The companies claim that certain image-processing tasks work many times faster on Graphcore’s chips, for example, than on its rivals using existing code. They also say they were able to train a popular AI model for language processing, called BERT, at rates matching those of any other existing hardware.
BERT has become hugely important for AI applications involving language. Google recently said that it is using BERT to power its core search business. Microsoft says it is now using Graphcore’s chips for internal AI research projects involving natural language processing.
Karl Freund, who tracks the AI chip market at Moor Insights, says the results show the chip is cutting-edge but still flexible. A highly-specialized chip could outperform one from Nvidia or Google but would not be programmable enough for engineers to develop new applications. “They’ve done a good job making it programmable, he says. “Good performance in both training and inference is something they’ve always said they would do, but it is really, really hard.”
Freund adds that the deal with Microsoft is crucial for Graphcore’s business, because it provides an on-ramp for customers to try the new hardware. The chip may well be superior to existing hardware for some applications, but it takes a lot of effort to redevelop AI code for a new platform. With a couple of exceptions, Freund says, the chip’s benchmarks are not eye-popping enough to lure companies and researchers away from the hardware and software they are already comfortable using.
Graphcore has created a software framework called Poplar, which allows existing AI programs to be ported to its hardware. Plenty of existing algorithms may still be better-suited to software that runs on top of rival hardware, though. Google’s Tensorflow AI software framework has become the de facto standard for AI programs in recent years, and it was written specifically for Nvidia and Google chips. Nvidia is also expected to release a new AI chip next year, which is likely to have better performance.
Nigel Toon, cofounder and CEO of Graphcore, says the companies began working together a year after his company’s launch, through Microsoft Research Cambridge in the UK. His company’s chips are especially well-suited to tasks that involve very large AI models or temporal data, he says. One customer in finance supposedly saw a 26-fold performance boost in an algorithm used to analyze market data thanks to Graphcore’s hardware.
A handful of other, smaller companies also announced today that they are working with Graphcore chips through Azure. This includes Citadel, which will use the chips to analyze financial data, and Qwant, a European search engine that wants the hardware to run an image-recognition algorithm known as ResNext.

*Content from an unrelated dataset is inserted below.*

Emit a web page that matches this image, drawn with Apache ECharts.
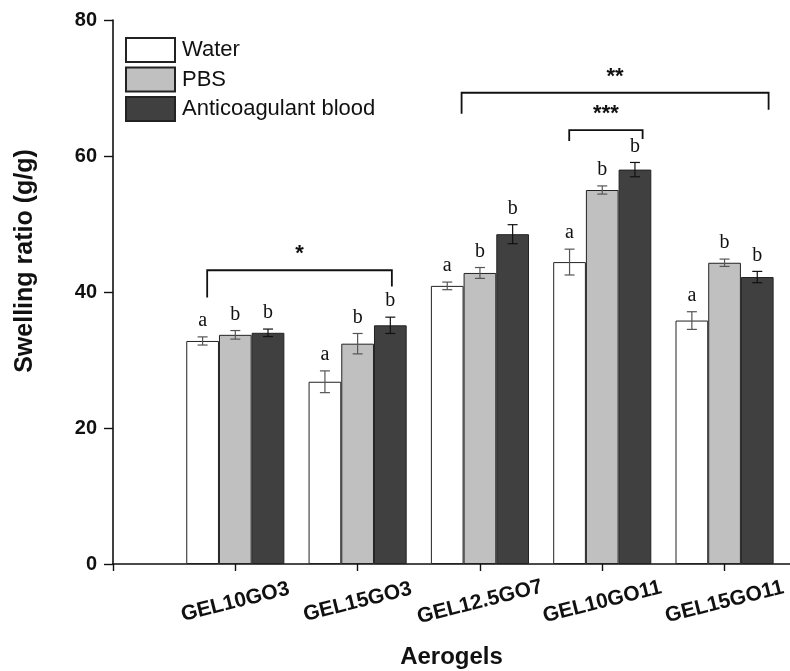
<!DOCTYPE html>
<html><head><meta charset="utf-8">
<script src="https://cdn.jsdelivr.net/npm/echarts@6/dist/echarts.min.js"></script>
<style>html,body{margin:0;padding:0;background:#fff}#c{width:790px;height:671px}</style>
</head><body><div id="c"></div>
<script>
// ---- data ----
const categories = ['GEL10GO3', 'GEL15GO3', 'GEL12.5GO7', 'GEL10GO11', 'GEL15GO11'];
const categoryPos = [1, 2, 3, 4, 5];
const seriesNames = ['Water', 'PBS', 'Anticoagulant blood'];
const water = [32.8, 26.8, 40.9, 44.4, 35.8];
const waterErr = [0.6, 1.6, 0.56, 1.9, 1.3];
const pbs = [33.7, 32.4, 42.8, 55.0, 44.3];
const pbsErr = [0.63, 1.5, 0.8, 0.6, 0.54];
const blood = [34.0, 35.1, 48.5, 58.0, 42.2];
const bloodErr = [0.55, 1.2, 1.4, 1.05, 0.83];
const waterLetters = ['a', 'a', 'a', 'a', 'a'];
const pbsLetters = ['b', 'b', 'b', 'b', 'b'];
const bloodLetters = ['b', 'b', 'b', 'b', 'b'];
const yTicks = [0, 20, 40, 60, 80];
const xTicks = [0, 1, 2, 3, 4, 5];
const bracketFrom = [0.77, 2.85, 3.73];
const bracketTo = [2.28, 5.36, 4.33];
const bracketTop = [43.2, 69.3, 63.8];
const bracketLegFrom = [39.2, 66.2, 62.2];
const bracketLegTo = [40.8, 66.8, 62.5];
const bracketMarks = ['*', '**', '***'];

// ---- styles ----
const BAR_W = 32.7;
const fills = ['#ffffff', '#c0c0c0', '#404040'];
const values = [water, pbs, blood];
const errs = [waterErr, pbsErr, bloodErr];
const letters = [waterLetters, pbsLetters, bloodLetters];
const SANS = '"Liberation Sans", Arial, sans-serif';
const SERIF = '"Liberation Serif", "Times New Roman", serif';

const chart = echarts.init(document.getElementById('c'), null, {renderer: 'canvas'});

const barSeries = seriesNames.map((name, s) => ({
  name: name,
  type: 'bar',
  barWidth: BAR_W,
  barGap: '0%',
  silent: true,
  itemStyle: {color: fills[s], borderColor: '#222', borderWidth: 1},
  data: categoryPos.map((x, i) => [x, values[s][i]])
}));

const errSeries = seriesNames.map((name, s) => ({
  type: 'custom',
  coordinateSystem: 'cartesian2d',
  silent: true,
  z: 5,
  encode: {x: 0, y: 1},
  data: categoryPos.map((x, i) => [x, values[s][i], errs[s][i]]),
  renderItem: function (params, api) {
    const x = api.value(0), m = api.value(1), e = api.value(2);
    const off = (s - 1) * BAR_W;
    const top = api.coord([x, m + e]);
    const bot = api.coord([x, m - e]);
    const cx = top[0] + off;
    const st = {stroke: s === 2 ? '#111' : '#555', lineWidth: 1.2};
    return {
      type: 'group',
      children: [
        {type: 'line', shape: {x1: cx, y1: top[1], x2: cx, y2: bot[1]}, style: st},
        {type: 'line', shape: {x1: cx - 5, y1: top[1], x2: cx + 5, y2: top[1]}, style: st},
        {type: 'line', shape: {x1: cx - 5, y1: bot[1], x2: cx + 5, y2: bot[1]}, style: st},
        {type: 'text', style: {x: cx, y: top[1] - 16, text: letters[s][params.dataIndex],
          fill: '#111', font: '20px ' + SERIF, textAlign: 'center', textVerticalAlign: 'middle'}}
      ]
    };
  }
}));

const bracketSeries = {
  type: 'custom',
  coordinateSystem: 'cartesian2d',
  silent: true,
  z: 6,
  encode: {x: [0, 2], y: [1, 3, 4]},
  data: bracketFrom.map((f, i) => [f, bracketTop[i], bracketTo[i], bracketLegFrom[i], bracketLegTo[i]]),
  renderItem: function (params, api) {
    const i = params.dataIndex;
    const p1 = api.coord([api.value(0), api.value(3)]);
    const p2 = api.coord([api.value(0), api.value(1)]);
    const p3 = api.coord([api.value(2), api.value(1)]);
    const p4 = api.coord([api.value(2), api.value(4)]);
    return {
      type: 'group',
      children: [
        {type: 'polyline', shape: {points: [p1, p2, p3, p4]}, style: {stroke: '#111', lineWidth: 1.8, fill: null}},
        {type: 'text', style: {x: (p2[0] + p3[0]) / 2, y: p2[1] - 16, text: bracketMarks[i],
          fill: '#111', font: 'bold 22px ' + SANS, textAlign: 'center', textVerticalAlign: 'middle'}}
      ]
    };
  }
};

chart.setOption({
  animation: false,
  backgroundColor: '#ffffff',
  grid: {left: 113, right: 0, top: 20, bottom: 107, outerBoundsMode: 'none', containLabel: false},
  legend: {
    data: seriesNames,
    orient: 'vertical',
    left: 120, top: 32,
    itemWidth: 49, itemHeight: 24, itemGap: 3.5,
    icon: 'rect',
    selectedMode: false,
    textStyle: {fontFamily: SANS, fontSize: 22, color: '#111', padding: [0, 0, 0, 2]}
  },
  xAxis: {
    type: 'value',
    min: 0, max: 5.535, interval: 1,
    splitLine: {show: false},
    axisLine: {show: true, onZero: false, lineStyle: {color: '#111', width: 1.6}},
    axisTick: {show: true, inside: false, length: 7, customValues: xTicks, lineStyle: {color: '#111', width: 1.4}},
    axisLabel: {
      customValues: categoryPos,
      formatter: function (v) { const k = categoryPos.indexOf(Math.round(v)); return k >= 0 ? categories[k] : ''; },
      rotate: 14, align: 'center', verticalAlign: 'middle', margin: 38,
      fontFamily: SANS, fontWeight: 'bold', fontSize: 21, color: '#111'
    },
    name: 'Aerogels', nameLocation: 'middle', nameGap: 81,
    nameTextStyle: {fontFamily: SANS, fontWeight: 'bold', fontSize: 24, color: '#111'}
  },
  yAxis: {
    type: 'value',
    min: 0, max: 80, interval: 20,
    splitLine: {show: false},
    axisLine: {show: true, lineStyle: {color: '#111', width: 1.6}},
    axisTick: {show: true, inside: false, length: 9, customValues: yTicks, lineStyle: {color: '#111', width: 1.4}},
    axisLabel: {customValues: yTicks, margin: 16, fontFamily: SANS, fontWeight: 'bold', fontSize: 20, color: '#111'},
    name: 'Swelling ratio (g/g)', nameLocation: 'middle', nameGap: 75,
    nameTextStyle: {fontFamily: SANS, fontWeight: 'bold', fontSize: 25, color: '#111', padding: [0, 0, 0, 62]}
  },
  series: [...barSeries, ...errSeries, bracketSeries]
});
</script>
</body></html>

The AI boom has already shaken up the market for computer chips in recent years. The best algorithms perform parallel mathematical computations, which can be done more effectively on a graphics chips (or GPUs) that have hundreds of simple processing cores as opposed to conventional chips (CPUs) that have a few complex processing cores.
The GPU-maker Nvidia has ridden the AI wave to riches, and Google announced in 2017 that it would develop its own chip, the Tensor Processing Unit, which is architecturally similar to a GPU but optimized for Tensorflow.
Graphcore’s chips, which it calls intelligence processing units (IPUs), have many more cores than GPUs or TPUs. They also feature memory on the chip itself, which removes a bottleneck that comes with moving data onto a chip for processing and off again.
Facebook is also working on its own AI chips. Microsoft has previously touted reconfigurable chips made by Intel and customized by its engineers for AI applications. A year ago, Amazon revealed it was also getting into chipmaking, but with a more general-purpose processor optimized for Amazon’s cloud services.
More recently, the AI boom has sparked a flurry of startup hardware companies to develop more specialized chips. Some of these are optimized for specific applications such as autonomous driving or surveillance cameras. Graphcore and a few others offer much more flexible chips, which are crucial for developing AI applications but also much more challenging to produce. The company’s last investment round gave the company a valuation of $1.7 billion.
Graphcore’s chips might first find traction with top AI experts who are able to write the code needed to exploit their benefits. Several prominent AI researchers have invested in Graphcore, including Demis Hassabis, cofounder of DeepMind, Zoubin Ghahramani, a professor at the University of Cambridge and the head of Uber’s AI lab, and Peiter Abbeel, a professor at UC Berkeley who specializes in AI and robotics. In an interview with WIREDlast December, AI visionary Geoffrey Hinton discussed the potential for Graphcore chips to advance fundamental research.
Before long, companies may be tempted to try out the latest thing, too. As Graphcore’s CEO Toon says, “Everybody’s trying to innovate, trying to find an advantage.”